>> start Working data

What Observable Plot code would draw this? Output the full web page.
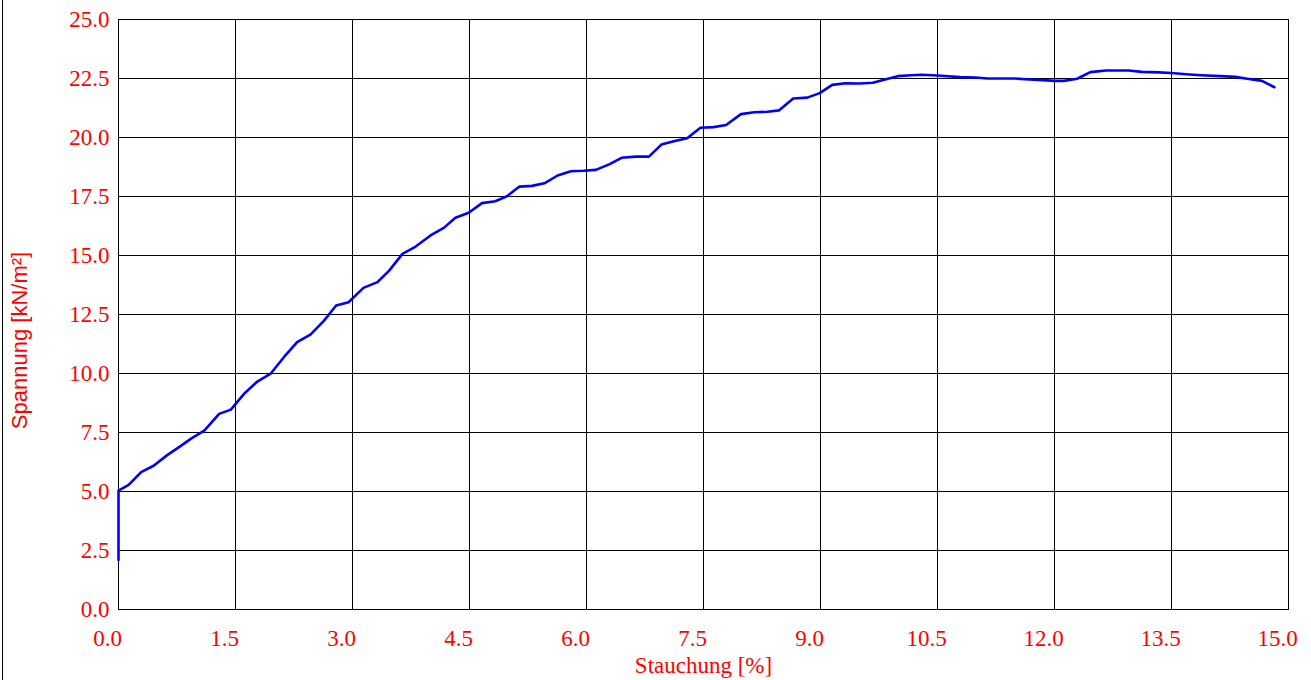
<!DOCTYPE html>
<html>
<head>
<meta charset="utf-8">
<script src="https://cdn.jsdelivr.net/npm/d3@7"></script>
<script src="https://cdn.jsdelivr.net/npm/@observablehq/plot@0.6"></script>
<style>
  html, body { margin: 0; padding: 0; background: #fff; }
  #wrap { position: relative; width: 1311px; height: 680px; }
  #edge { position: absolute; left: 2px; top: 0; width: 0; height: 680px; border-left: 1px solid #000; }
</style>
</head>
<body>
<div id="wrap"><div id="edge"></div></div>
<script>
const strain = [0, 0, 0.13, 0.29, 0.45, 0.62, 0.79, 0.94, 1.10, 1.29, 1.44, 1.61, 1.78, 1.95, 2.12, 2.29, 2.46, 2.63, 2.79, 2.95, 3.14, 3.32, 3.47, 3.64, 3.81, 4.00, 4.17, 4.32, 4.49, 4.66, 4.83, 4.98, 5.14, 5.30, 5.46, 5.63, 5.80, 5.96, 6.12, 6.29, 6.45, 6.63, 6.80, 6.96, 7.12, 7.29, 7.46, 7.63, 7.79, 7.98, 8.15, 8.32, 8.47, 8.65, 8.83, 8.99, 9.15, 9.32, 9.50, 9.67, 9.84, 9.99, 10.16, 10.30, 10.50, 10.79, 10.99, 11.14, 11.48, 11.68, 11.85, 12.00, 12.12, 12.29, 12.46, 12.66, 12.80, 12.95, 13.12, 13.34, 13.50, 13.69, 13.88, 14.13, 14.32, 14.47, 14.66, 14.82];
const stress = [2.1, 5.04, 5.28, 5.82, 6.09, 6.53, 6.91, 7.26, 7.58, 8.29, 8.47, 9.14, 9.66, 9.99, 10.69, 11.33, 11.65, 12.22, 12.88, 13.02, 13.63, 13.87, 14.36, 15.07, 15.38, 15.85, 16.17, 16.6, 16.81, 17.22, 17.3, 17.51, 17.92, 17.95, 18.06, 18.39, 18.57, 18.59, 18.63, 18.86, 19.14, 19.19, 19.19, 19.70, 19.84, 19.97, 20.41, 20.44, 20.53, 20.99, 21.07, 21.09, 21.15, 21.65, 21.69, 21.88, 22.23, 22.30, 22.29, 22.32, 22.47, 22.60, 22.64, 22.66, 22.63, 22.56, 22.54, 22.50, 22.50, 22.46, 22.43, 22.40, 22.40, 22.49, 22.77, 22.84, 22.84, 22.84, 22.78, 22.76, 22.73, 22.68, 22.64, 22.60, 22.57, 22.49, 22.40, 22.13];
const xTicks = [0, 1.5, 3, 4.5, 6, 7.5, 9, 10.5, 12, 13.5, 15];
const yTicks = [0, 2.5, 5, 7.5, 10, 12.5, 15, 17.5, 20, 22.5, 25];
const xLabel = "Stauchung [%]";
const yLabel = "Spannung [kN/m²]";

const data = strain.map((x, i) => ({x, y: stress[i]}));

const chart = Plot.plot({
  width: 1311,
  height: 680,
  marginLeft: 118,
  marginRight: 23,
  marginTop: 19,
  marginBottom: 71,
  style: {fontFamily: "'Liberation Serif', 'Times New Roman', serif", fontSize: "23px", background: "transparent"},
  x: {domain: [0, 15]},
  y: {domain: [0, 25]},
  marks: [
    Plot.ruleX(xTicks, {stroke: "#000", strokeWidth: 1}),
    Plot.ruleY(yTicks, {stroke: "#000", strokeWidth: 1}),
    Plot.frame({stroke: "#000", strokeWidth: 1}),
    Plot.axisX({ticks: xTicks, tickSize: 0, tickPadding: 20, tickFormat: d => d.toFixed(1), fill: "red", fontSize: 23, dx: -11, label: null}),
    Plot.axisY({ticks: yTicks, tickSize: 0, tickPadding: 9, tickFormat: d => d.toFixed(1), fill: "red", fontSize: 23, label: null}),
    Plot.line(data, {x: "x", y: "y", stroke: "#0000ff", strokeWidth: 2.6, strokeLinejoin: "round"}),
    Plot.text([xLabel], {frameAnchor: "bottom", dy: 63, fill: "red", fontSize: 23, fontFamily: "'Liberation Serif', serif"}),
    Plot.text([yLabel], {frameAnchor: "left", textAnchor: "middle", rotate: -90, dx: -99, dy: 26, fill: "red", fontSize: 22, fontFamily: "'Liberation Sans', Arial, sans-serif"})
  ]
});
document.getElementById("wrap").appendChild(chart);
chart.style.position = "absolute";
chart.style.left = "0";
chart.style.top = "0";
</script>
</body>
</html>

>> end Working data
>> start Working data

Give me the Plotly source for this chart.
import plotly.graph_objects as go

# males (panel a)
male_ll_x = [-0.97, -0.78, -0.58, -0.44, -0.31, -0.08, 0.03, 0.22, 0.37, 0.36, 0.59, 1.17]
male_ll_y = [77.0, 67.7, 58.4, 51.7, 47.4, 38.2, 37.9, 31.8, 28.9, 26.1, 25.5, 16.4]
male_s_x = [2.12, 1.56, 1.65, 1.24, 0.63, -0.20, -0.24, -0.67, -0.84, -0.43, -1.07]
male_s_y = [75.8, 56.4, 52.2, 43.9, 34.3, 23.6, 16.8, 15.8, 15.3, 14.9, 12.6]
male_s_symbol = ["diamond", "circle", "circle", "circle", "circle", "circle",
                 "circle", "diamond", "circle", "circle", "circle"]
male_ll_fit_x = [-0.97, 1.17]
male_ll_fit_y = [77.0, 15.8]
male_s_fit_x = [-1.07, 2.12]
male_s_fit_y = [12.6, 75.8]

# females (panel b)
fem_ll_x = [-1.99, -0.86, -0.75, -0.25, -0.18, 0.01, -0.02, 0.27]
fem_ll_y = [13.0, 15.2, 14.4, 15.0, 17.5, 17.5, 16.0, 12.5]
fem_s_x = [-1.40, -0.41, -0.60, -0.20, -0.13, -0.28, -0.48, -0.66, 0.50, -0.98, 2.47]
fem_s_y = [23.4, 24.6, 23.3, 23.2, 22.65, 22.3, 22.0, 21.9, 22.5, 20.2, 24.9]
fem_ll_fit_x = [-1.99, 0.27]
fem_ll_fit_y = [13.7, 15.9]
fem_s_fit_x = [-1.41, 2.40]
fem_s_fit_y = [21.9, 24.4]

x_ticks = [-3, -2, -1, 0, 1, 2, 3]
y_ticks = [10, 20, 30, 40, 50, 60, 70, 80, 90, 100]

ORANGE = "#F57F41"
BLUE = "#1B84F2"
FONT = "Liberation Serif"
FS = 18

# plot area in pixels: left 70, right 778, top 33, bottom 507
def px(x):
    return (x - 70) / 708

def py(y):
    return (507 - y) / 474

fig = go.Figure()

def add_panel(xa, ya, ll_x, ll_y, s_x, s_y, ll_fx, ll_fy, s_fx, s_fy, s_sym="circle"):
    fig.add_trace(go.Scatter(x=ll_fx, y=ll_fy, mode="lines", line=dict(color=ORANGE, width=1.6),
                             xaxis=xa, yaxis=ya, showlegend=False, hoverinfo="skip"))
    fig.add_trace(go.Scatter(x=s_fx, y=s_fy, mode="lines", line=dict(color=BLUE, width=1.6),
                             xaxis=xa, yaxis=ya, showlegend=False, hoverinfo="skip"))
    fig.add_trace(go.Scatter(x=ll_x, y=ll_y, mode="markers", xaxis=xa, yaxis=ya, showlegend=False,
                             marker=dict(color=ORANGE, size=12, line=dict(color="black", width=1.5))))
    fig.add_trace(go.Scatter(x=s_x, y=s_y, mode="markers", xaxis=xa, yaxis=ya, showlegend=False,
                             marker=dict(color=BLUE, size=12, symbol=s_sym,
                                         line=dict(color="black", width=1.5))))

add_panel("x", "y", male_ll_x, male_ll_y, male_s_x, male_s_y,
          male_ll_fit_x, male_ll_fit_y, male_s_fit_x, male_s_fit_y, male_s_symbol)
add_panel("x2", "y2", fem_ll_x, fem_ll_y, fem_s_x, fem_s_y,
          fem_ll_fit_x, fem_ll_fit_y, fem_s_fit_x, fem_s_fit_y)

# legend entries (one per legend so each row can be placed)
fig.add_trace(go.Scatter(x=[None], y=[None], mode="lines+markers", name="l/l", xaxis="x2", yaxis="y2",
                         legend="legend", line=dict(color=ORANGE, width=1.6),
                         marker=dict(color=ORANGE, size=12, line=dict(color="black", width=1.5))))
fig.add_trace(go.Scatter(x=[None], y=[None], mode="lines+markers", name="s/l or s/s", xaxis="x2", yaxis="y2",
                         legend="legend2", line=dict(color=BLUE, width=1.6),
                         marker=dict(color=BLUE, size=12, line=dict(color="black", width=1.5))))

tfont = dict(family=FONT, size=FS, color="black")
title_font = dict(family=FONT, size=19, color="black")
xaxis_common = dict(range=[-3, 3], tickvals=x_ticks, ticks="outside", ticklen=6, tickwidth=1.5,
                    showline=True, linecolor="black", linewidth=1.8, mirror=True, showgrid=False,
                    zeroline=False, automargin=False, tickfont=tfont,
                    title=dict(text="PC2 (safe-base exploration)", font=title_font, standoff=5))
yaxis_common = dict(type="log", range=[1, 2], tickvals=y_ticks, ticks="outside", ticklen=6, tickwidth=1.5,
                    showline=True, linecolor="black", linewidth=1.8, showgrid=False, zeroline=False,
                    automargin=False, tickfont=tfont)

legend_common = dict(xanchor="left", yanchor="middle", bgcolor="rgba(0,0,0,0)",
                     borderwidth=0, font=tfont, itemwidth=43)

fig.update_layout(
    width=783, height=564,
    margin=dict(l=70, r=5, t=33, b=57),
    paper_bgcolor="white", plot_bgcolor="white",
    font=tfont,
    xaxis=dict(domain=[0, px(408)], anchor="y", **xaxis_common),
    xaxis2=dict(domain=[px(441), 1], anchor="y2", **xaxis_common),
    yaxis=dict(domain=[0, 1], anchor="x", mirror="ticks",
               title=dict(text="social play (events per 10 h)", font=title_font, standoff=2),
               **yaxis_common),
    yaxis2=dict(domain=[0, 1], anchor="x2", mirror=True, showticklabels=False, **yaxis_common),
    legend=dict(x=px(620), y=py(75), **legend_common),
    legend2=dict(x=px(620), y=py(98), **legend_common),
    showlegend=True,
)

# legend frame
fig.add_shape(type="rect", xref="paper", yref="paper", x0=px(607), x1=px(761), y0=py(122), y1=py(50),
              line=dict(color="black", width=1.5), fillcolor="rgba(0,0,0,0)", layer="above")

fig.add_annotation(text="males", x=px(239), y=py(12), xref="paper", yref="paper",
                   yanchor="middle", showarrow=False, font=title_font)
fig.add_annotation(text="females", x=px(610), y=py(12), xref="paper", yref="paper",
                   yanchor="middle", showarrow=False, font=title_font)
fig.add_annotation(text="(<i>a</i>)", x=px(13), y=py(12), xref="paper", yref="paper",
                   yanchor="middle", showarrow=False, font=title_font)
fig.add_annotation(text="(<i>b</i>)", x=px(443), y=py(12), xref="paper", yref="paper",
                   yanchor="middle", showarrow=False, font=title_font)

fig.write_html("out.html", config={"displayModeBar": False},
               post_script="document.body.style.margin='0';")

>> end Working data

**Short problem**
List every line from the entries above in which "chart" appears.

**Reply**
const chart = Plot.plot({
document.getElementById("wrap").appendChild(chart);
chart.style.position = "absolute";
chart.style.left = "0";
chart.style.top = "0";
Give me the Plotly source for this chart.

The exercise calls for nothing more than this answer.